Amtrak is pulling onboard staffing for its long-distance Empire Builder route out of Seattle and consolidating it in Chicago, a shake-up that has some King Street Station regulars wondering what happens to their hard-won home base. Veteran crew members who built their schedules and lives around Seattle say the shift could scramble seniority, complicate overnight layovers and hotel stays, and force major changes to how they work the storied route. The move lands just as Amtrak readies new equipment and a revamped yard in the Pacific Northwest.
What Amtrak said
In a statement to KING5, Amtrak described the decision as an operational restructuring and said it is "streamlining onboard staffing on the Empire Builder to Chicago." The railroad presented the consolidation as a way to better sync crew assignments with its overall network operations. The statement did not spell out a detailed timeline for when the transition will be fully in place.
Seattle crew reaction
Seattle-based workers told KING5 they were caught off guard and are unsure what this means for their jobs and day-to-day routines. "Maybe they worked their whole lives to be here and it is going to be really hard to find out that that place you tried so hard to get is now being taken away," employee Alana Albarran told the station. Another worker posted that he had "just departed Seattle on my last Empire Builder run to Chicago" and was "feeling rather sad" about the change.
Why now: new trains and yard upgrades
Amtrak has already flagged some big-ticket investments in the Pacific Northwest that could be driving the new staffing strategy. The company plans to roll out its new Airo trainsets on the Cascades this summer (Amtrak) and says Seattle’s King Street yard is in line for nearly $300 million in upgrades funded by the Bipartisan Infrastructure Law to handle modern equipment and maintenance needs (Amtrak). Company materials note that these projects will reshape how and where trains are staged and serviced, which in turn will require updated operational planning.
Empire Builder by the numbers
The Empire Builder spans roughly 2,200 miles between Chicago and the Pacific Northwest and takes about 45-46 hours to travel end to end, a marathon run that highlights why onboard staffing is complicated for this route (Wikipedia). The long distance, overnight layovers and multi-state schedule mean crew reliefs, seniority-based bidding and hotel or turnaround logistics all become sensitive issues whenever a crew base is shifted.

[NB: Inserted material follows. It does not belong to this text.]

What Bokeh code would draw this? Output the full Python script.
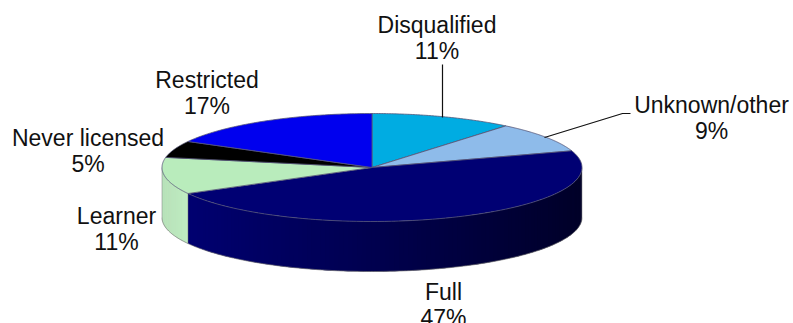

What this could mean for crews and riders
Moving the crew base can ripple through nearly every part of an employee’s work life, from how they bid on trips to whether they have to deadhead to start or end a run. It can also change where onboard service and dining staff begin and finish their assignments along the line. Riders may not see immediate changes to the timetable, but over time there could be noticeable shifts in where certain services are strongest or how consistently specific segments are staffed. For now, local employees say they are waiting on more detailed direction from Amtrak and formal notices explaining exactly how seniority and reassignments will be handled.
What to watch next
Key signals to watch include official crew postings, any labor-management notices and new details in Amtrak’s updates on the Airo rollout and King Street yard construction, which should clarify when and how the restructuring will take effect. Local coverage and Amtrak’s media pages are expected to remain the primary places to track how the railroad ultimately executes the Empire Builder staffing consolidation.